The linchpin of the promise is the park, which has eluded almost every tendency in its long and storied life to make it average, or worse—has remained always art. Surface-level road crossings, sports stadiums, underground parking garages: dustbin of history.
I didn’t really get to know it until I became a runner. Frederick Law Olmsted and Calvin Vaux were not, as far as I know, runners. But the landscape they designed—if I may stipulate contentiously—is for runners. Running is what the park is for.
I don’t know how to convince you of this if you don’t believe it already. It’s like interpreting a poem. But if you run, and then you run in Central Park, you feel it: the way the land was sculpted, not just to challenge and reward you but to hold your interest, to give you exactly what you need to make it just another mile, and then just one more. When you run fast, the road is vaulting and steel-springed; when you run slow, it lolls and cradles. When you run in winter, you understand the way that the whole land lies on the earth. When you run in summer, the dream is a uniform green and the city shows its angled grays only at high promontories, a lead weight against the sky. When you run in silence, there is no silence, but leaves rustling and kids laughing and rollers blading across the pavement. When you run in the presence of great music, it turns out to have been written—like the park was built—for the occasion.
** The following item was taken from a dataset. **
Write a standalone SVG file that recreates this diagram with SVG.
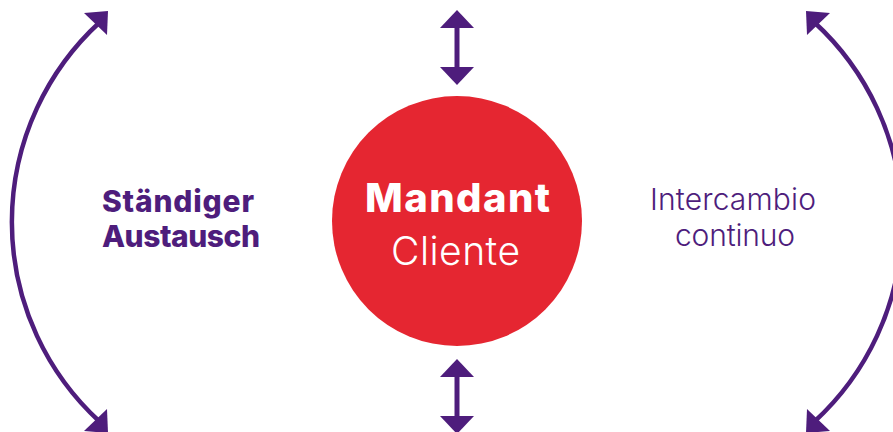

Last weekend I crossed into this paradise in several little stripes of misery: at the end of a long training week, deflecting a vague need for a restroom with the potential to escalate, plenty of aches and pains. Lots of me didn’t want to be there, and I did the math on how far off my training curve I would fall if I dropped out. The result felt unacceptable, so I plodded forward, each cycle of consciousness unpleasant and vaguely embarrassing. It was too late in the morning, the track too sparse, and my pace too slow for the fail-safe option—run behind someone hot. So I dialed up Mahler 6 to max volume and snarfed some Swedish Fish. I said a more polite hello to my surroundings. And I joined the loop, where thousands upon thousands of other people had been in roughly the same boat, and mostly survived.